Лоран в темноте протянул руку и тут же почувствовал ответное горячее, доверчивое пожатие. «Непостижимо, — подумал о н . — Ведь только что словами, голосом она сказала «нет». Другое толкование невозможно. А сейчас — я, вероятно, заблуждаюсь — рукой без перчатки, которая крепко сжимает мою руку, она, кажется, говорит совсем иное».
До самого низа молодые люди молчали, и они уже долго шли рядом по тротуару, когда Жаклина спросила:
— Вы чем-то недовольны? У вас озабоченный вид.
Лоран задумчиво покачал головой.
— Да, правда,—сказал он.
И поспешил добавить, стараясь улыбнуться:
— Жизнь дело нелегкое. Раз по десять в день я становлюсь лицом к лицу с проблемами, которые волнуют меня до глубины души, а их надо бы решать просто, не задумываясь. Скажите, вы из тех, которые умеют заставить окружающих служить себе?
Девушка расхохоталась.
— Что за вопрос! Повелевать легче, чем подчиняться.
— Нет, нет, это заблуждение. По крайней мере, для меня.
— У нас дома все это очень просто, — сказала Жаклина. — Я живу с папой. Мама умерла. Я единственная дочь. Прислуга живет у нас уже пятнадцать лет. Отец зовет ее «гражданка» — полушутя, полусерьезно. Отец, как вам известно, старый партийный деятель, социалист, друг Гэда и Жореса. Я зову нашу служанку Мари, потому что это ее имя. И мы с ней вдвоем делаем то, что от нас требуется.

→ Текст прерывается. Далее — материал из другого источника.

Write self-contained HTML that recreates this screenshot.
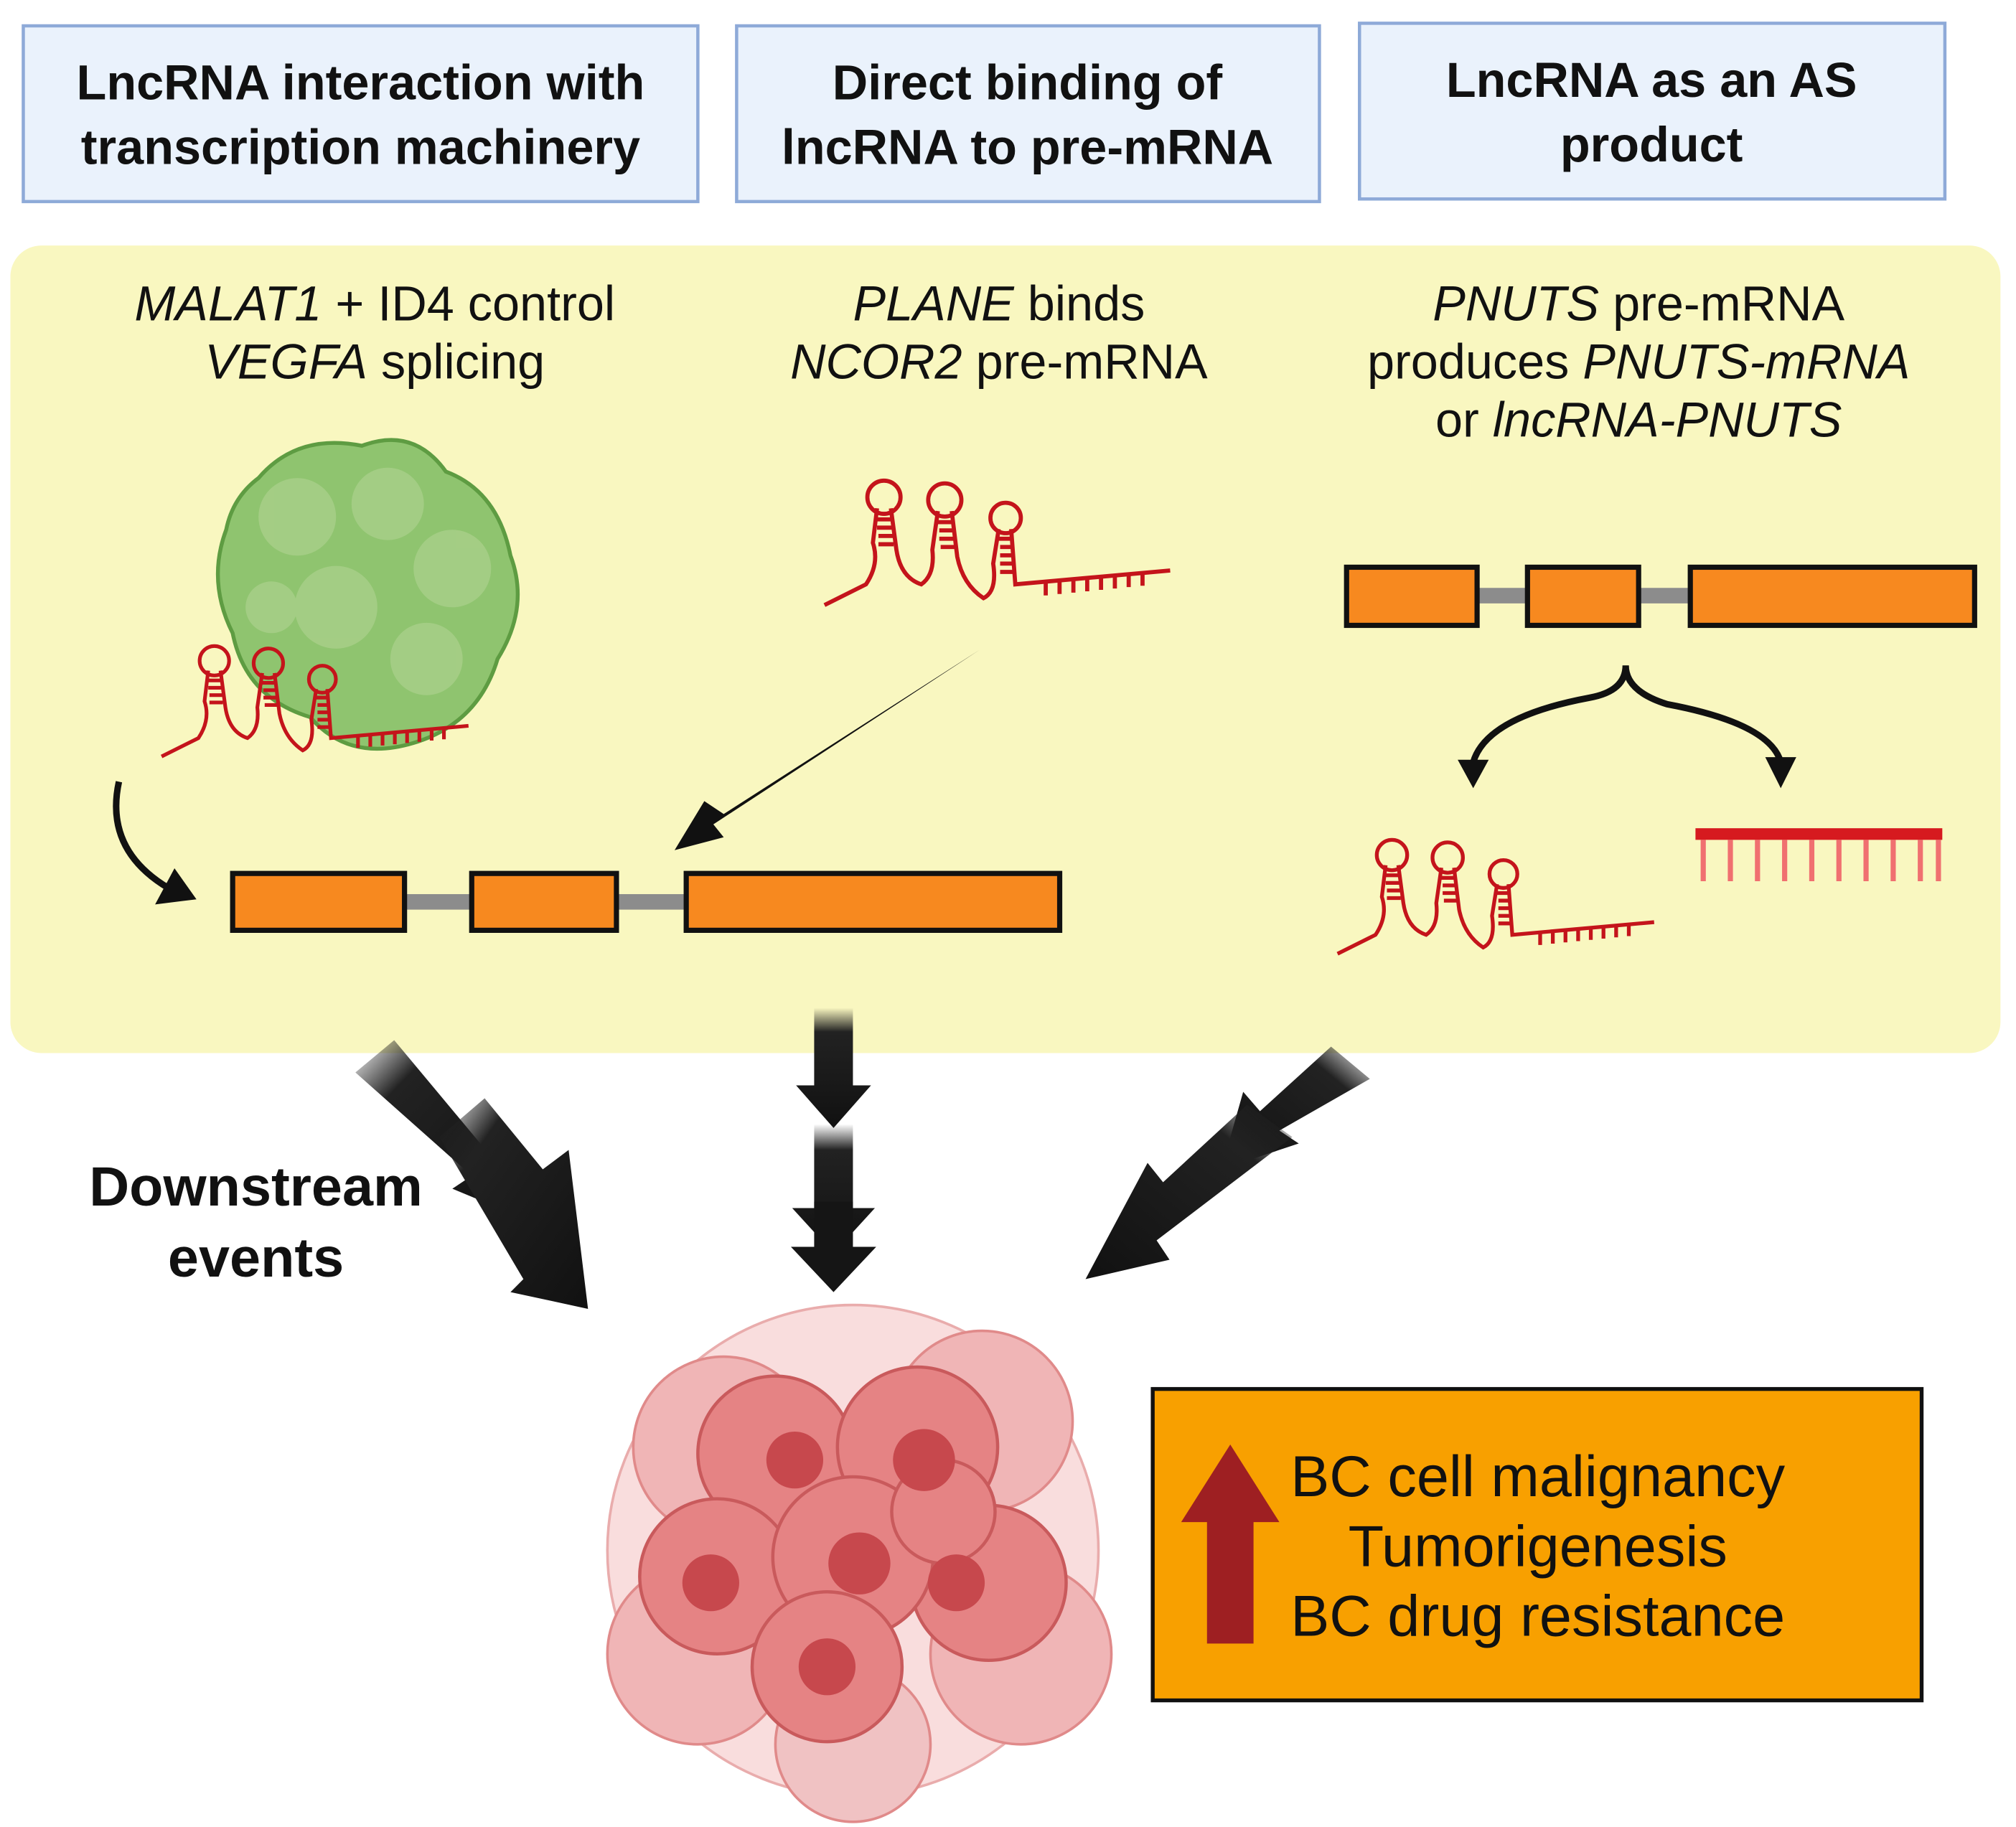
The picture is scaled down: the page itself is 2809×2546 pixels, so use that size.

— Да, я решительно лишен дара упрощать вещи, — сказал Лоран, сжав руки в потешном отчаянии. — Отношения между людьми всегда представляются мне чудовищно сложными. Мой брат Жозеф любит напоминать, что я не создан начальствовать. Возможно. Моего брата Жозефа мало что тревожит. У него старик-секретарь, своего рода опустившаяся богема, которого он держит в страхе, как раба, и это длится уже несколько лет. Такой у него один. Что касается конторщиков, слуг, то их очень много, и он обращается с ними как с собаками, доводит их до отчаяния. Кухарку он держит не дольше месяца. Первую неделю он утверждает, что она — сокровище. На десятый день он начинает поносить ее... другого слова не подберешь. Видеть и слышать это крайне неприятно. Когда Жозеф распекает кого-нибудь в моем присутствии, я краснею от стыда. Мне кажется, что все удары наносятся мне. Простите, все это не может интересовать вас.